Redirect target URL

The redirect target URL is the final destination a page sends users and search engines to when that page redirects. Monitoring that destination is especially important during migrations, URL changes, and site restructuring, because even a small change in the target can send traffic to the wrong place.

This matters for SEO because redirects are often relied on to preserve rankings, guide crawlers, and maintain a smooth user journey. If the target changes unexpectedly, the redirect may still work technically, but it may no longer be doing the right job.

What it is

A redirect target URL is the final URL reached after a redirecting page sends the request elsewhere.

For example, if an old page such as:

https://example.com/old-url

redirects to:

https://example.com/new-url

then https://example.com/new-url is the redirect target URL.

SEOlerts stores that final destination for redirecting pages and alerts you if it changes. This is useful because a redirect can remain in place while its destination quietly shifts underneath.

Why it matters

Redirects are often used to carry authority, traffic, and users from one URL to another. That only works properly when the destination is the correct one.

If the redirect target changes, the page may begin sending visitors and crawlers to a different location than intended. In a migration, that can mean pages no longer map cleanly from old URLs to new ones. Outside migrations, it can signal changes to routing, CMS logic, or redirect rules that affect how content is reached.

The target matters because it determines where value is being passed. A redirect to the wrong page can weaken relevance, confuse search engines, and create a poor experience for users who expected one thing and landed on another.

What can go wrong if unchecked

If a redirect target changes unexpectedly, several problems can follow.

An old page might start redirecting to an unrelated page, a broader category page, the homepage, or even the wrong domain. In other cases, redirects may begin pointing to staging environments, outdated URLs, or pages that are themselves broken.

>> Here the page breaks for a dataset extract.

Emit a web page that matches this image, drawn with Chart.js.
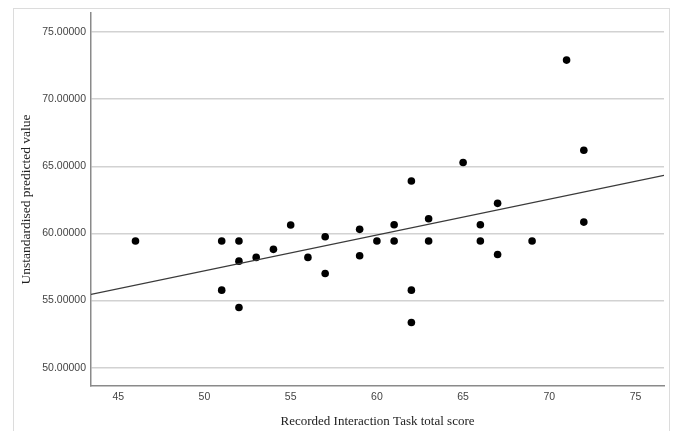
<!DOCTYPE html>
<html>
<head>
<meta charset="utf-8">
<script src="https://cdn.jsdelivr.net/npm/chart.js@4"></script>
<style>
  html, body { margin: 0; padding: 0; background: #fff; }
  #wrap { position: relative; width: 676px; height: 431px; }
  #frame { position: absolute; left: 13px; top: 8px; width: 657px; height: 430px; border: 1px solid #dcdcdc; box-sizing: border-box; }
  canvas { position: absolute; left: 0; top: 0; }
</style>
</head>
<body>
<div id="wrap">
  <div id="frame"></div>
  <canvas id="myChart" width="676" height="431"></canvas>
</div>
<script>
// recorded interaction task total score vs unstandardised predicted value
const scores = [46, 51, 51, 52, 52, 52, 53, 54, 55, 56, 57, 57, 59, 59, 60, 61, 61,
  62, 62, 62, 63, 63, 65, 66, 66, 67, 67, 69, 71, 72, 72];
const predicted = [59.43, 59.43, 55.77, 59.43, 57.93, 54.48, 58.21, 58.81, 60.62, 58.21, 59.75, 57.01, 60.30, 58.33, 59.43, 60.64, 59.43,
  63.90, 55.77, 53.36, 61.09, 59.43, 65.28, 60.64, 59.43, 62.24, 58.43, 59.43, 72.91, 66.19, 60.84];
// fit line end points (at the axis edges)
const fitX = [43.42, 76.65];
const fitY = [55.45, 64.33];
const xTicks = [45, 50, 55, 60, 65, 70, 75];
const yTicks = [50, 55, 60, 65, 70, 75];

const ctx = document.getElementById('myChart');

new Chart(ctx, {
  type: 'scatter',
  data: {
    datasets: [{
      label: 'Fit',
      type: 'line',
      data: fitX.map((x, i) => ({ x: x, y: fitY[i] })),
      borderColor: '#3a3a3a',
      borderWidth: 1.3,
      pointRadius: 0,
      fill: false
    }, {
      label: 'Predicted',
      data: scores.map((x, i) => ({ x: x, y: predicted[i] })),
      backgroundColor: '#000',
      borderColor: '#000',
      pointRadius: 3.8,
      borderWidth: 0
    }]
  },
  options: {
    responsive: false,
    animation: false,
    layout: { padding: { top: 13, right: 12, left: 0, bottom: 0 } },
    plugins: { legend: { display: false }, tooltip: { enabled: false } },
    scales: {
      x: {
        type: 'linear',
        min: 43.42,
        max: 76.65,
        afterBuildTicks: (s) => { s.ticks = xTicks.map(v => ({ value: v })); },
        afterFit: (s) => { s.height = 45; },
        grid: { display: false, drawTicks: false },
        border: { color: '#8a8a8a', width: 1.5 },
        ticks: { padding: 5, color: '#444', font: { family: 'Liberation Sans', size: 10.5 } },
        title: {
          display: true,
          text: 'Recorded Interaction Task total score',
          color: '#222',
          font: { family: 'Liberation Serif', size: 13 },
          padding: { top: 0, bottom: 2 }
        }
      },
      y: {
        min: 48.63,
        max: 76.42,
        afterBuildTicks: (s) => { s.ticks = yTicks.map(v => ({ value: v })); },
        afterFit: (s) => { s.width = 91; },
        grid: { color: '#d2d2d2', lineWidth: 1.5, drawTicks: false },
        border: { color: '#8a8a8a', width: 1.5 },
        ticks: {
          padding: 5,
          color: '#444',
          font: { family: 'Liberation Sans', size: 10.5 },
          callback: (v) => v.toFixed(5)
        },
        title: {
          display: true,
          text: 'Unstandardised predicted value',
          color: '#222',
          font: { family: 'Liberation Serif', size: 13.5 },
          padding: { top: 18, bottom: 0 }
        }
      }
    }
  }
});
</script>
</body>
</html>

Unchecked target changes can lead to:

  • mismatched old-to-new URL mapping during migrations
  • loss of relevance if redirects point to less appropriate content
  • user confusion when the landing page does not match the expected intent
  • crawl inefficiency if redirects now lead into longer chains or errors
  • reporting and auditing problems when redirects no longer match the planned structure

A redirect that still returns a valid response is not necessarily a good redirect. The destination has to be correct, not just live.

Why monitoring it matters

Monitoring the redirect target URL helps you verify that redirects continue pointing to the intended destination over time.

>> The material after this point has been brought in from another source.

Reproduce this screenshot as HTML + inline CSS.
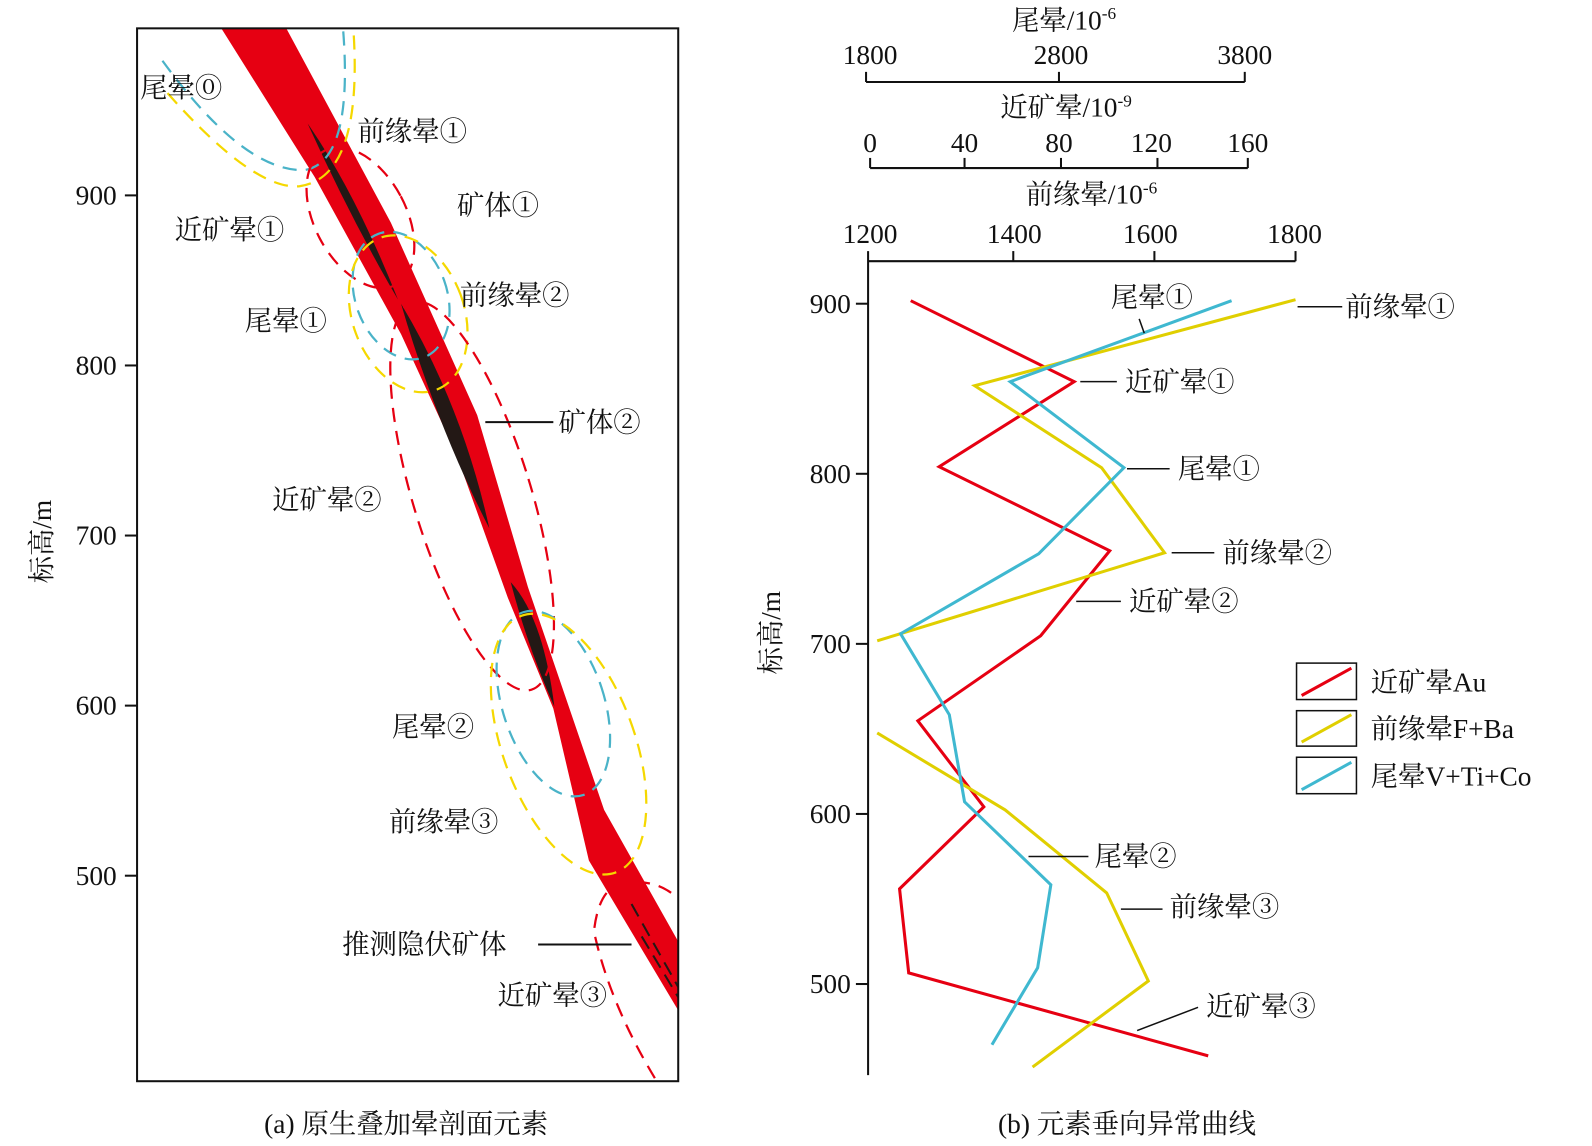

This is particularly valuable during migrations, when hundreds or thousands of URLs may be redirected according to a mapping plan. A single rule change can affect large groups of pages, and it is easy for target mismatches to slip through unless they are actively monitored.

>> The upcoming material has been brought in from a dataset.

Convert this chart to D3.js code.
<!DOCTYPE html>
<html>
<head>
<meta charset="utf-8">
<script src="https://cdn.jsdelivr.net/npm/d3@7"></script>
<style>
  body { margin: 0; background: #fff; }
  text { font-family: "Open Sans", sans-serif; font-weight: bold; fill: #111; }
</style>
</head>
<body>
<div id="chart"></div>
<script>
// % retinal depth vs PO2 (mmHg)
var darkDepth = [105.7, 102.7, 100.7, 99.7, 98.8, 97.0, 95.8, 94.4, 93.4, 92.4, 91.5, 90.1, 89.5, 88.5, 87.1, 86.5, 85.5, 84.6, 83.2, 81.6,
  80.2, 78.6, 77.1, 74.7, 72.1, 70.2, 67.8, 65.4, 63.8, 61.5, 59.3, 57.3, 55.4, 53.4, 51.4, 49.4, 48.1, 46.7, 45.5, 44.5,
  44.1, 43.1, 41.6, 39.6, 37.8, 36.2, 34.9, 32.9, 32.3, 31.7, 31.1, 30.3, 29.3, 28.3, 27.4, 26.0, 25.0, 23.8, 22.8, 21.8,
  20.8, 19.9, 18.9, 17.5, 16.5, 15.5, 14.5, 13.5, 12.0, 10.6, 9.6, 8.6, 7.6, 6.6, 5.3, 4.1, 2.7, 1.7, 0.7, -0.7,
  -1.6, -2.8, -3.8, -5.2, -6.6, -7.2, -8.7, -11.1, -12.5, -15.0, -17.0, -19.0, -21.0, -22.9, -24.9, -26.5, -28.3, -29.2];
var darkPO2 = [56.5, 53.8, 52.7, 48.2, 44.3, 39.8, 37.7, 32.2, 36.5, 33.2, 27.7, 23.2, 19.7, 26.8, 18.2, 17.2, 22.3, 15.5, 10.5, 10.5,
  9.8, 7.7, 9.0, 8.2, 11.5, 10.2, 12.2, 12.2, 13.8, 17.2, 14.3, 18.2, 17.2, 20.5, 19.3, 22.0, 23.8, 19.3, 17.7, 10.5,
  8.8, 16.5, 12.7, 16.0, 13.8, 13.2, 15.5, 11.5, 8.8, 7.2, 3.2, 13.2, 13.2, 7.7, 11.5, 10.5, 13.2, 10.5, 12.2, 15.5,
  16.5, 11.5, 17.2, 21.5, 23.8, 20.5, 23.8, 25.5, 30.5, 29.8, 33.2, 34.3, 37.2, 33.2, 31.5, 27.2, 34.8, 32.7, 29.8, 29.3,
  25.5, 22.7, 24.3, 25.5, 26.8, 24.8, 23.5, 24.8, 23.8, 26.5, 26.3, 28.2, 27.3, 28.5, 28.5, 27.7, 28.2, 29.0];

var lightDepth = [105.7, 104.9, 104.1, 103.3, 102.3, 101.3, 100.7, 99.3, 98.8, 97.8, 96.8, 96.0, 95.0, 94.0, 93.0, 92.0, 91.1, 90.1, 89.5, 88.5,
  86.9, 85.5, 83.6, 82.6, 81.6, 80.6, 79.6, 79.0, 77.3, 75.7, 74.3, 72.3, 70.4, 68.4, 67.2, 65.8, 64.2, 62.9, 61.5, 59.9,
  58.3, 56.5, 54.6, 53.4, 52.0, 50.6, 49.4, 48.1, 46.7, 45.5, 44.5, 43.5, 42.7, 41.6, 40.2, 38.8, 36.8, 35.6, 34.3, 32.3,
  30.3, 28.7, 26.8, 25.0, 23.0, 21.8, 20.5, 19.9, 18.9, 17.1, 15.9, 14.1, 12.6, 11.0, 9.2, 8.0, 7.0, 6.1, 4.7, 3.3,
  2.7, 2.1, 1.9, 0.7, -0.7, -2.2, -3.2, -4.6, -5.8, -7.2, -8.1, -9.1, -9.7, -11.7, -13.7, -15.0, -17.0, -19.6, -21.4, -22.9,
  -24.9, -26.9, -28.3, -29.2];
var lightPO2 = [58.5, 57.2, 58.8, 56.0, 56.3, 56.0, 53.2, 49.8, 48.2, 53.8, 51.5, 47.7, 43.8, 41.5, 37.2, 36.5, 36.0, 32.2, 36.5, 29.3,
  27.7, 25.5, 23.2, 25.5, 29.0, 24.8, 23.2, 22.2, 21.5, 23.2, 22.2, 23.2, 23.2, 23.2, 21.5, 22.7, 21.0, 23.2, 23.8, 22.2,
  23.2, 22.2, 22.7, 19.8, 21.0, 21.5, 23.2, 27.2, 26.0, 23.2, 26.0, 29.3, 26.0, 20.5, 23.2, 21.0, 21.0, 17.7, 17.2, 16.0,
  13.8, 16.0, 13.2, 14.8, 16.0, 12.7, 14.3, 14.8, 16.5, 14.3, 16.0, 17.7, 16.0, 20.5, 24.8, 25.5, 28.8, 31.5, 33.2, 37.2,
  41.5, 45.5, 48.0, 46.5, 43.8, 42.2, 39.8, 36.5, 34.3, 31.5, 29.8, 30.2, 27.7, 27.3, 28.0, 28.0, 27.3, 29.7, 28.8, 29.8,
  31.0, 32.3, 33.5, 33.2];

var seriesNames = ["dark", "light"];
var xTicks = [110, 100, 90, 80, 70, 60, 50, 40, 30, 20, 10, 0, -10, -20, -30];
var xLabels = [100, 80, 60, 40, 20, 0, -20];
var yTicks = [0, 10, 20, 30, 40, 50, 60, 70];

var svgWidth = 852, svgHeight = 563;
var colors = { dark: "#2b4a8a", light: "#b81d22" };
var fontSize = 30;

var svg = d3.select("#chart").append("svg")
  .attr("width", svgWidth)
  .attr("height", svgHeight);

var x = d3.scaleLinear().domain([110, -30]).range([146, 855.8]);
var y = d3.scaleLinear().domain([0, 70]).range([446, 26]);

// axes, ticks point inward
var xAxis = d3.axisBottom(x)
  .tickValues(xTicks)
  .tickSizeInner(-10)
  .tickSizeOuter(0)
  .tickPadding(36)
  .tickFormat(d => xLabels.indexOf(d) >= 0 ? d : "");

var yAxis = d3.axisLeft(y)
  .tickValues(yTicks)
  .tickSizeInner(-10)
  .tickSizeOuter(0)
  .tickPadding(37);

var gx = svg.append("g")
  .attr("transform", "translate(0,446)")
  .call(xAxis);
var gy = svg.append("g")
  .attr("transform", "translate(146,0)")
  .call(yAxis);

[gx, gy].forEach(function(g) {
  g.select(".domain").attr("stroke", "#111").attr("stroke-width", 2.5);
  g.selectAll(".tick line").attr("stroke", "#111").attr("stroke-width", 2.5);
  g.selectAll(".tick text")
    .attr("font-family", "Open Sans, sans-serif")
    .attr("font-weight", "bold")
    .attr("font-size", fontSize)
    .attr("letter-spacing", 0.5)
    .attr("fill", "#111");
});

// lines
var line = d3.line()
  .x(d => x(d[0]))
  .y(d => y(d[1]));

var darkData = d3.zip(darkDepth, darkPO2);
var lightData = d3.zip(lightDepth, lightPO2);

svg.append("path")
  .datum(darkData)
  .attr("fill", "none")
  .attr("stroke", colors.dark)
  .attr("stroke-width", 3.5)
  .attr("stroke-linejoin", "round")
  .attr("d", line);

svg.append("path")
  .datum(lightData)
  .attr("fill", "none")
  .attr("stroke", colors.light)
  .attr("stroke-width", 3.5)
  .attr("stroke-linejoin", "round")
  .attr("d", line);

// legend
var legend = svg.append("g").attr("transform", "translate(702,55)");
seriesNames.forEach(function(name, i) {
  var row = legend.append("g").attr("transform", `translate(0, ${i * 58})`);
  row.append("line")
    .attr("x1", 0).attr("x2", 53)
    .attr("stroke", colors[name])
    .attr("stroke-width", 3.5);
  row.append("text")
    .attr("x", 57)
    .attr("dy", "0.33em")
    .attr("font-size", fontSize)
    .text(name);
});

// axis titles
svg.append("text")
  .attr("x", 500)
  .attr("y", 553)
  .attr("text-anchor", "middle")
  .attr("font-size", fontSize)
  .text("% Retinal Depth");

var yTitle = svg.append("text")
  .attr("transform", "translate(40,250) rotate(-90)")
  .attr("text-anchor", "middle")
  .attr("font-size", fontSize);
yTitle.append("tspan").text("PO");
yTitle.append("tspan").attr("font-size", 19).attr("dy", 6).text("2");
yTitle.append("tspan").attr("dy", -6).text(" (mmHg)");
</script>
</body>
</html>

It is also useful outside formal migrations. CMS updates, rewrite rule edits, plugins, server changes, or domain configuration updates can all alter where redirects point. Monitoring helps you catch those shifts quickly, before they have a wider SEO impact.

What an alert may mean

An alert means the final destination of a redirecting page has changed from the previously stored target.

In practice, that could mean:

  • a migration mapping was updated
  • a redirect rule was edited or overwritten
  • the page is now pointing to a different live URL
  • the redirect destination has moved to another folder, subdomain, or domain
  • a technical mistake has changed the intended target

This is not automatically a problem. Some target changes are planned and correct. But if the change was unexpected, it may mean the redirect is no longer sending users and search engines to the best destination.

What to check next

First, confirm whether the new redirect target was intentional. If there has been a recent migration, URL update, or rule change, compare the new target against the expected redirect mapping.

Then check:

  • whether the new destination is the correct equivalent page
  • whether the target remains relevant to the source URL
  • whether the new target returns the right status code
  • whether the redirect now creates a longer chain
  • whether multiple URLs have been affected by the same rule change

For migration monitoring, it is especially important to review redirect mapping logic. A redirect to the homepage or to a loosely related page may technically work, but it is often a sign that the migration setup is weaker than intended.

Also review related elements such as canonicals, internal links, and sitemaps if the target change reflects a broader shift in URL structure.

Key takeaway

The redirect target URL is the final destination a redirecting page sends traffic to. Monitoring it helps you catch changes that may otherwise go unnoticed, especially during migrations and URL restructuring. An alert means the redirect still exists but now points somewhere different, and that destination should be checked to make sure it is intentional, relevant, and technically correct.